┌─ Material provided

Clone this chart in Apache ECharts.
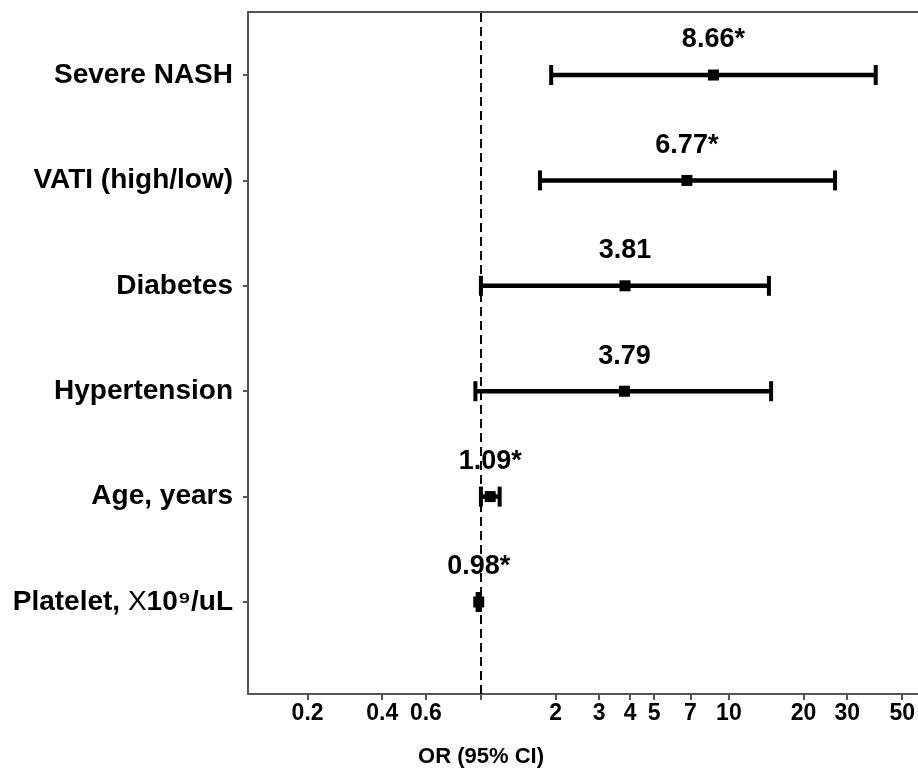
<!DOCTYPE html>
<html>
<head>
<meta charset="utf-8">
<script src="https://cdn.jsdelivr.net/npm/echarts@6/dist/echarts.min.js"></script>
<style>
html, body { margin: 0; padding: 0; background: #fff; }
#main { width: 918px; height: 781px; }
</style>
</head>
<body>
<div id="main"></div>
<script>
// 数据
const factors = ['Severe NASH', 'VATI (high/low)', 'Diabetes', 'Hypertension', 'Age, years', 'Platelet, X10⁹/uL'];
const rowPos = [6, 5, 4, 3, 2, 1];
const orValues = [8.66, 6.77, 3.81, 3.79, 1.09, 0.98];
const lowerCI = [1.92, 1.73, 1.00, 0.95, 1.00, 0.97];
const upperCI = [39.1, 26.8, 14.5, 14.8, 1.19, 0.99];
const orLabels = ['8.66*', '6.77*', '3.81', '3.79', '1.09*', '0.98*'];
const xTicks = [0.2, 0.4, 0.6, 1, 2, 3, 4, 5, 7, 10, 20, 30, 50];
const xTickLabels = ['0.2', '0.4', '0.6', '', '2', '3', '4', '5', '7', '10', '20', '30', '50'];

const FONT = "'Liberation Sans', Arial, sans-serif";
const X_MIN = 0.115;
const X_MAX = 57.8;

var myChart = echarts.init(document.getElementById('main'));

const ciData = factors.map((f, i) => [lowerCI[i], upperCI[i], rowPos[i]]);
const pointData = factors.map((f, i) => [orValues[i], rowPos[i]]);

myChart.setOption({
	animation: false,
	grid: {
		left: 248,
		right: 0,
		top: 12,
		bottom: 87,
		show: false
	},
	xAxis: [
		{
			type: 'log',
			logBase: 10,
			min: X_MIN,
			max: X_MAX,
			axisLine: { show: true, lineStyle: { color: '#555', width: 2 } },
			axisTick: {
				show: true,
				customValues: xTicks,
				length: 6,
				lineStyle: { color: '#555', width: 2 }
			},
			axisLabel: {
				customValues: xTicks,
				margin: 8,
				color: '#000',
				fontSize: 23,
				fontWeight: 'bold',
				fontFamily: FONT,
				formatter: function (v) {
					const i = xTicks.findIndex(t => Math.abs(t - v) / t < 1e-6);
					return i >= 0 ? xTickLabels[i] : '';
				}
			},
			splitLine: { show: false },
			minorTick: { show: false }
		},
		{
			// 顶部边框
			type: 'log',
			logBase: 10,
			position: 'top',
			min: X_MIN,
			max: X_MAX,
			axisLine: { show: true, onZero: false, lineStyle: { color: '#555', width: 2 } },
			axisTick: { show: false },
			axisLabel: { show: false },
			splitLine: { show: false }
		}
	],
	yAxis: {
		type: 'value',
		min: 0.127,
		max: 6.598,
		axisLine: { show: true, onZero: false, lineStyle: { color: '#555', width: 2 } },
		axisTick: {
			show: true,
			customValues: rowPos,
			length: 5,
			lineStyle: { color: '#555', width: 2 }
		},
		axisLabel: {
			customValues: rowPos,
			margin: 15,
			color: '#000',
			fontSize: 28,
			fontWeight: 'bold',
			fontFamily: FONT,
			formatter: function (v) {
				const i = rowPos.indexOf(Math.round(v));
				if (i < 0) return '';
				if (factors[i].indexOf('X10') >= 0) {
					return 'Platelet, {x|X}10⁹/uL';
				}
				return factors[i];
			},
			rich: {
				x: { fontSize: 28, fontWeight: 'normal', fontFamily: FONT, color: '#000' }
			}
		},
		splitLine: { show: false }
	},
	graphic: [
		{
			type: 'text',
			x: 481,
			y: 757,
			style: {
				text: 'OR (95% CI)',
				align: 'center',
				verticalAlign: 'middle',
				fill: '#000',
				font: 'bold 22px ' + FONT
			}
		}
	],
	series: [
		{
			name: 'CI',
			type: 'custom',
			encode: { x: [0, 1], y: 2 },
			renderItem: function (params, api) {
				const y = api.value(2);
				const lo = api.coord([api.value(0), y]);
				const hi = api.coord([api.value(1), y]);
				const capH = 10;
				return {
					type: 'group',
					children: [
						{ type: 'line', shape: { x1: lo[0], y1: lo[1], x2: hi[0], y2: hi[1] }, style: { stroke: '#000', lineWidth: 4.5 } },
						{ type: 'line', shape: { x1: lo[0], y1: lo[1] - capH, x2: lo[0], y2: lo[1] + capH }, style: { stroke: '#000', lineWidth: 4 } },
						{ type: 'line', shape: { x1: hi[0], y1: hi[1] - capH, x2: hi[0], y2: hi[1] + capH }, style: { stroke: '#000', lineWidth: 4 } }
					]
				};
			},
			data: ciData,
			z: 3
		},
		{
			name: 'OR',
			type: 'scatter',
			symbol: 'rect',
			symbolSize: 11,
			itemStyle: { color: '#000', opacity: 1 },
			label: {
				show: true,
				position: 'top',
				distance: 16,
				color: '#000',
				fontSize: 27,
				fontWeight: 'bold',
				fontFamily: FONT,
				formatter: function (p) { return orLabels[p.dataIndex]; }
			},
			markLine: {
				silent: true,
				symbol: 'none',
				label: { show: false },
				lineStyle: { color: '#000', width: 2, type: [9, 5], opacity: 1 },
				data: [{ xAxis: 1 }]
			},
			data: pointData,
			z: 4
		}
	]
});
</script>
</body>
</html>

└─

The request
Quote, please, every line of the material above from its start through the line that has "const pointData = factors.map((f, i)", reproducing the words exactly and dropping any images.

Solution to this task
Clone this chart in Apache ECharts.
<!DOCTYPE html>
<html>
<head>
<meta charset="utf-8">
<script src="https://cdn.jsdelivr.net/npm/echarts@6/dist/echarts.min.js"></script>
<style>
html, body { margin: 0; padding: 0; background: #fff; }
#main { width: 918px; height: 781px; }
</style>
</head>
<body>
<div id="main"></div>
<script>
// 数据
const factors = ['Severe NASH', 'VATI (high/low)', 'Diabetes', 'Hypertension', 'Age, years', 'Platelet, X10⁹/uL'];
const rowPos = [6, 5, 4, 3, 2, 1];
const orValues = [8.66, 6.77, 3.81, 3.79, 1.09, 0.98];
const lowerCI = [1.92, 1.73, 1.00, 0.95, 1.00, 0.97];
const upperCI = [39.1, 26.8, 14.5, 14.8, 1.19, 0.99];
const orLabels = ['8.66*', '6.77*', '3.81', '3.79', '1.09*', '0.98*'];
const xTicks = [0.2, 0.4, 0.6, 1, 2, 3, 4, 5, 7, 10, 20, 30, 50];
const xTickLabels = ['0.2', '0.4', '0.6', '', '2', '3', '4', '5', '7', '10', '20', '30', '50'];

const FONT = "'Liberation Sans', Arial, sans-serif";
const X_MIN = 0.115;
const X_MAX = 57.8;

var myChart = echarts.init(document.getElementById('main'));

const ciData = factors.map((f, i) => [lowerCI[i], upperCI[i], rowPos[i]]);
const pointData = factors.map((f, i) => [orValues[i], rowPos[i]]);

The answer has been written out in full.